Прокурор попросил суд о перерыве и вызвал меня в свой служебный кабинет. Он так волновался, что не мог говорить и некоторое время мы безмолвно смотрели друг на друга. «Все эти показания есть Ваша симфония, – сказал он, – Ступайте, но помните, что аттестую Вас я».

Когда несколько минут спустя заседание возобновилось, я сделал суду следующее заявление: «Только что во время перерыва представитель обвинительной власти потребовал меня в свой кабинет, и тоном, в котором я имею основания усмотреть угрозу, сказал, что все показания полковника – моя симфония и что аттестация моя зависит от него. Усматривая в этом поступке прокурора давление на себя как на защитника и считая, что этим нарушается требуемое законом равноправие сторон – я прошу о занесении этого моего заявления в протокол».

Прервав заседание, Председатель убеждал меня отказаться от этого требования, создававшего небывалый скандал, но я заявил, что соблюдение интересов клиента составляет мой служебный долг и что в случае обвинения Церетели, я непременно использую происшедший инцидент, как основание для кассации приговора.

Закон предоставлял прокурору очень ценное право отказываться от обвинения. Мой начальник тогда этим правом воспользоваться не пожелал, и этим дал возможность сказать сокрушительную для него защитительную речь.

Церетели суд оправдал, но данная мне прокурором аттестация была превосходной.

Это было последнее выступление с моим кавказским начальником, скоро после того отошедшим в вечность. Как и первое, оно окончилось назиданием, тогда за бездействие, теперь за превышение своего служебного долга. Но исполнить мудрый и справедливый совет его и не вносить в судебные дела своих личных убеждений и чувств мне не удавалось никогда, и эта особенность моего душевного склада стала впоследствии причиной многих пережитых мною мучительных сомнений и душевных тревог.

* * *

Хотя деятельность военных судов и регламентировалась общим судебным правом, но особенность военной среды с ее строгими иерархическим началом, и то доминирующие значение, какое имела в армии дисциплина, вызвали необходимость значительного ограничения тех либеральных начал, которыми был проникнут заимствованный из Франции русский процессуальный закон.

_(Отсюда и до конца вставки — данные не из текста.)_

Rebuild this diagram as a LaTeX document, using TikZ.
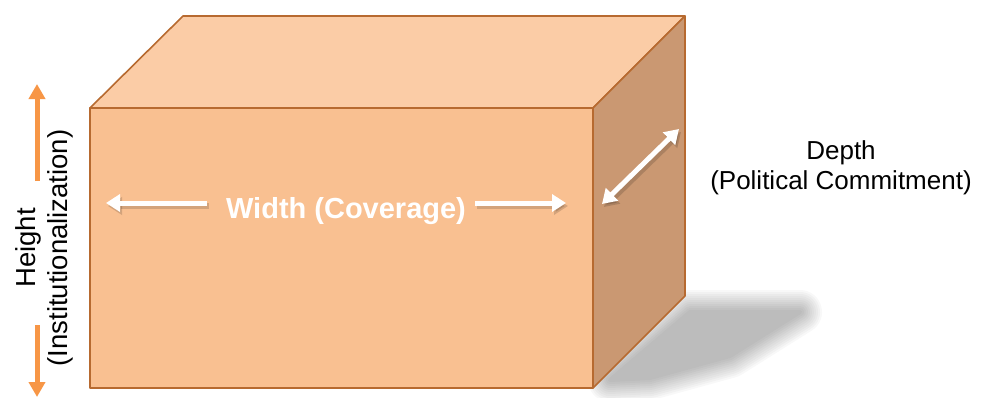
\documentclass[tikz,border=0pt]{standalone}
\usepackage{fontspec}
\setmainfont{Liberation Sans}
\usetikzlibrary{arrows.meta}
\definecolor{frontc}{RGB}{249,192,145}
\definecolor{topc}{RGB}{251,204,166}
\definecolor{sidec}{RGB}{202,152,114}
\definecolor{edgec}{RGB}{183,106,48}
\definecolor{orangec}{RGB}{247,150,70}
\tikzset{
  face/.style={draw=edgec, line width=1.6pt, line join=round},
  wtip/.tip={Triangle[width=17pt,length=14pt]},
  warrow/.style={white, line width=5pt, wtip-wtip},
  wshadow/.style={black, opacity=0.15, line width=6pt},
  oarrow/.style={orangec, line width=5pt, -{Triangle[width=16pt,length=15pt]}},
  lbl/.style={font=\fontsize{26}{30}\selectfont, align=center, inner sep=0pt},
}
\begin{document}
\begin{tikzpicture}[x=1pt,y=-1pt]
\useasboundingbox (0,0) rectangle (983,397);
% corners
\coordinate (A) at (90,108);
\coordinate (B) at (593,108);
\coordinate (C) at (593,388);
\coordinate (D) at (90,388);
\coordinate (E) at (183,16);
\coordinate (F) at (685,16);
\coordinate (G) at (685,296);
% shadow
\coordinate (s1) at (610,380);
\coordinate (s2) at (690,312);
\coordinate (s3) at (800,312);
\coordinate (s4) at (730,356);
\coordinate (s5) at (650,378);
\foreach \w in {44,40,36,32,28,24,20,16,12,8,4}{
  \begin{scope}[transparency group, opacity=0.028]
    \filldraw[black, line width=\w pt, line join=round] (s1)--(s2)--(s3)--(s4)--(s5)--cycle;
  \end{scope}
}
% faces
\filldraw[face, fill=topc] (A)--(E)--(F)--(B)--cycle;
\filldraw[face, fill=sidec] (B)--(F)--(G)--(C)--cycle;
\filldraw[face, fill=frontc] (A)--(B)--(C)--(D)--cycle;
% width
\node[lbl, font=\fontsize{29}{33}\selectfont\bfseries, text=white] (w) at (346,211) {Width (Coverage)};
\coordinate (wl1) at (207,203);
\coordinate (wl2) at (106,203);
\coordinate (wr1) at (475,203);
\coordinate (wr2) at (566,203);
\draw[wshadow, -wtip] ([shift={(2,3)}]wl1) -- ([shift={(2,3)}]wl2);
\draw[wshadow, -wtip] ([shift={(2,3)}]wr1) -- ([shift={(2,3)}]wr2);
\draw[white, line width=5pt, -wtip] (wl1) -- (wl2);
\draw[white, line width=5pt, -wtip] (wr1) -- (wr2);
% depth
\coordinate (d1) at (602,204);
\coordinate (d2) at (679,129);
\draw[wshadow, wtip-wtip] ([shift={(2,3)}]d1) -- ([shift={(2,3)}]d2);
\draw[warrow] (d1) -- (d2);
\node[lbl] (depth) at (841,168) {Depth\\(Political Commitment)};
% height
\node[lbl, font=\fontsize{27.5}{32}\selectfont, rotate=90] (height) at (44,248) {Height\\(Institutionalization)};
\coordinate (hu1) at (37,181);
\coordinate (hu2) at (37,84);
\coordinate (hd1) at (37,325);
\coordinate (hd2) at (37,397);
\draw[oarrow] (hu1) -- (hu2);
\draw[oarrow] (hd1) -- (hd2);
\end{tikzpicture}
\end{document}
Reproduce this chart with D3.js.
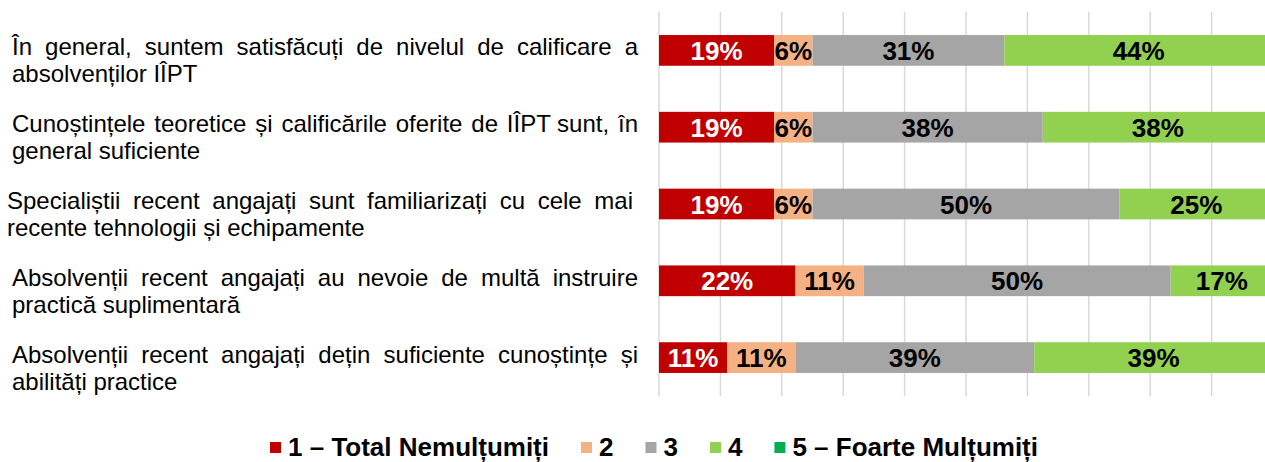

Может быть, я пристрастен, но по моим наблюдениям эти ограничения делали военный суд более соответствующим условиям русской деятельности, чем суд гражданский.

В заседании военного суда было три юриста: председатель, прокурор и защитник. Обязанности присяжных заседателей исполнялись назначенными по очереди строевыми офицерами. Известное образование позволяло им неизмеримо лучше разбираться в судебных делах, чем на это были способны присяжные заседатели гражданских судов. Набираемые из обывателей, часто малограмотные, а иногда и совсем темные люди эти в большинстве случаев создавали в полном смысле слова суд «улицы». В центрах и в больших городах эта улица шла на поводу у адвоката с хорошо подвешенным языком. В провинции, где таких адвокатов не было, ее вел за собой одетый в мундир прокурор.

По мне, либеральный военный суд не соответствовал культурному уровню той солдатской массы, для обслуживания которой он был предназначен. Костюм был хорош, но неподходящий. Правосознание солдата было настолько низко, что он часто бессилен был видеть в своих поступках то преступление, которое усматривал в нем закон. Солдат не верил в справедливость оценки его деяний и определенно считал обвинительный приговор не заслуженным наказанием, а произволом всесильного начальства. Неграмотные мужики из волжских степей или уральских лесов не понимали, например, как мог суд назвать грабежом и посадить на несколько лет в тюрьму только за то, что на глазах базарной торговки они открыто похитили один из продававшихся ею арбузов. Солдат презрительно смеялся над судом, усмотревшим нарушение в том, что он символически оскорбил своего начальника, встретившись с ним в бане. «Какой же он начальник, когда он голый. Всякий ведь знает, что голые люди все равны».